Professeur au département de géographie de l’ULiège

Changer les règles urbanistiques

Dans de nombreux lotissements, il est toutefois impossible d’envisager d’autres modalités que la classique maison quatre façades unifamiliale. Les alternatives peuvent se heurter à des obstacles administratifs (adresse légale, domiciliation…), techniques (normes incendie, par exemple) et urbanistiques. Ainsi, il est souvent interdit d’envisager la construction d’une habitation supplémentaire dans une parcelle. «Il faudrait faire sauter les prescriptions urbanistiques trop contraignantes de nombreux lotissements, confirme Julien Charlier. Cela permettrait d’aboutir à une densification douce qui peut prendre plusieurs formes: division parcellaire, division horizontale du logement, ajout d’un module, voire d’un étage… Tout cela nécessite l’accord du collège communal.» Or, l’électoralisme n’aide pas. Même dans des quartiers à proximité des centres-villes, bourgmestres ou d’échevins n’osent souvent pas s’aventurer sur ce terrain, de peur de froisser les riverains concernés.
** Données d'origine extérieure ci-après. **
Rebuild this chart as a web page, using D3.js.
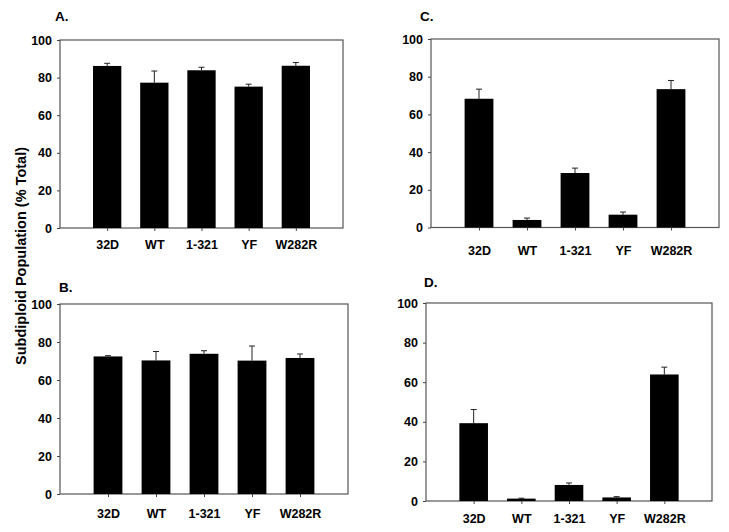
<!DOCTYPE html>
<html lang="en">
<head>
    <meta charset="UTF-8">
    <title>Subdiploid Population</title>
    <script src="https://d3js.org/d3.v7.min.js"></script>
    <style>
        body {
            margin: 0;
            background: #fff;
        }
        svg text {
            font-family: Arial, 'Liberation Sans', sans-serif;
            font-weight: bold;
            fill: #000;
        }
    </style>
</head>
<body>
<div id="chart"></div>
<script>
    // categories shared by all four panels
    var categories = ["32D", "WT", "1-321", "YF", "W282R"];
    var yTicks = [0, 20, 40, 60, 80, 100];

    // mean values and error (upper) per panel
    var valuesA = [86.2, 77.3, 83.9, 75.2, 86.3];
    var errorsA = [1.4, 6.2, 1.6, 1.3, 1.7];
    var valuesB = [72.4, 70.3, 73.8, 70.2, 71.6];
    var errorsB = [0.4, 4.7, 1.6, 7.7, 2.1];
    var valuesC = [68.3, 4.0, 28.9, 6.8, 73.4];
    var errorsC = [5.1, 1.0, 2.6, 1.4, 4.6];
    var valuesD = [39.3, 1.2, 8.1, 1.8, 63.9];
    var errorsD = [6.9, 0.2, 1.0, 0.4, 3.7];

    // panel layout (pixel boxes)
    var panels = [
        {label: "A.", values: valuesA, errors: errorsA, left: 60, right: 343, top: 40, bottom: 228, lx: 55, ly: 21, pad: 9.5},
        {label: "B.", values: valuesB, errors: errorsB, left: 60, right: 348, top: 304, bottom: 494, lx: 59, ly: 292, pad: 12.5},
        {label: "C.", values: valuesC, errors: errorsC, left: 431, right: 719, top: 39, bottom: 227.5, lx: 420, ly: 21, pad: 15.5},
        {label: "D.", values: valuesD, errors: errorsD, left: 426, right: 712, top: 303, bottom: 501, lx: 424, ly: 287, pad: 10.5}
    ];

    var svg = d3.select("#chart")
        .append("svg")
        .attr("width", 729)
        .attr("height", 532);

    panels.forEach(function (p) {
        var x = d3.scalePoint().domain(categories).range([p.left, p.right]).padding(1);
        var y = d3.scaleLinear().domain([0, 100]).range([p.bottom, p.top]);
        var barW = x.step() * 0.6;

        var g = svg.append("g");

        // frame
        g.append("rect")
            .attr("x", p.left)
            .attr("y", p.top)
            .attr("width", p.right - p.left)
            .attr("height", p.bottom - p.top)
            .attr("fill", "none")
            .attr("stroke", "#555")
            .attr("stroke-width", 1.2);

        // error bars (upper only)
        var data = categories.map(function (c, i) {
            return {cat: c, v: p.values[i], e: p.errors[i]};
        });
        g.selectAll("line.err")
            .data(data)
            .enter().append("line")
            .attr("class", "err")
            .attr("x1", d => x(d.cat))
            .attr("x2", d => x(d.cat))
            .attr("y1", d => y(d.v))
            .attr("y2", d => y(d.v + d.e))
            .attr("stroke", "#222")
            .attr("stroke-width", 1);
        g.selectAll("line.cap")
            .data(data)
            .enter().append("line")
            .attr("class", "cap")
            .attr("x1", d => x(d.cat) - 3)
            .attr("x2", d => x(d.cat) + 3)
            .attr("y1", d => y(d.v + d.e))
            .attr("y2", d => y(d.v + d.e))
            .attr("stroke", "#222")
            .attr("stroke-width", 1);

        // bars
        g.selectAll("rect.bar")
            .data(data)
            .enter().append("rect")
            .attr("class", "bar")
            .attr("x", d => x(d.cat) - barW / 2)
            .attr("y", d => y(d.v))
            .attr("width", barW)
            .attr("height", d => y(0) - y(d.v))
            .attr("fill", "#000");

        // y axis
        var yAxis = g.append("g")
            .attr("transform", "translate(" + p.left + ",0)")
            .call(d3.axisLeft(y).tickValues(yTicks).tickSize(3).tickPadding(5));
        yAxis.select(".domain").remove();
        yAxis.selectAll("line").attr("stroke", "#444");
        yAxis.selectAll("text").style("font-size", "12.5px");

        // x axis
        var xAxis = g.append("g")
            .attr("transform", "translate(0," + p.bottom + ")")
            .call(d3.axisBottom(x).tickSize(3).tickPadding(p.pad));
        xAxis.select(".domain").remove();
        xAxis.selectAll("line").attr("stroke", "#444");
        xAxis.selectAll("text").style("font-size", "12.5px");

        // panel letter
        g.append("text")
            .attr("x", p.lx)
            .attr("y", p.ly)
            .style("font-size", "13.5px")
            .text(p.label);
    });

    // shared y axis title
    svg.append("text")
        .attr("transform", "translate(25.5,256) rotate(-90)")
        .attr("text-anchor", "middle")
        .style("font-size", "14.5px")
        .text("Subdiploid Population (% Total)");
</script>
</body>
</html>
Ils n’auront bientôt plus le choix. La nouvelle législature communale sera cruciale à cet égard. Entré en vigueur en août dernier, le SDT de la Wallonie laisse en effet six ans aux pouvoirs locaux pour élaborer un schéma de développement communal (SDC). Toujours dans un souci de limiter l’étalement urbain, cette feuille de route devra notamment identifier les zones où il sera plus ou moins simple, à l’avenir, de construire du logement. «Mais des communes entretiennent l’opacité, afin de ne pas se mettre la population à dos, regrette Jean-Marie Halleux. Pourtant, certaines perdent des habitants et ne disposent pas d’assez de logements pour accueillir des jeunes ménages. En stimulant la demande, on peut espérer que le secteur économique réagira, et le politique également.» Dans les nombreux lotissements éligibles, la réflexion sera d’autant plus houleuse si elle n’est pas préparée en amont, dès 2025.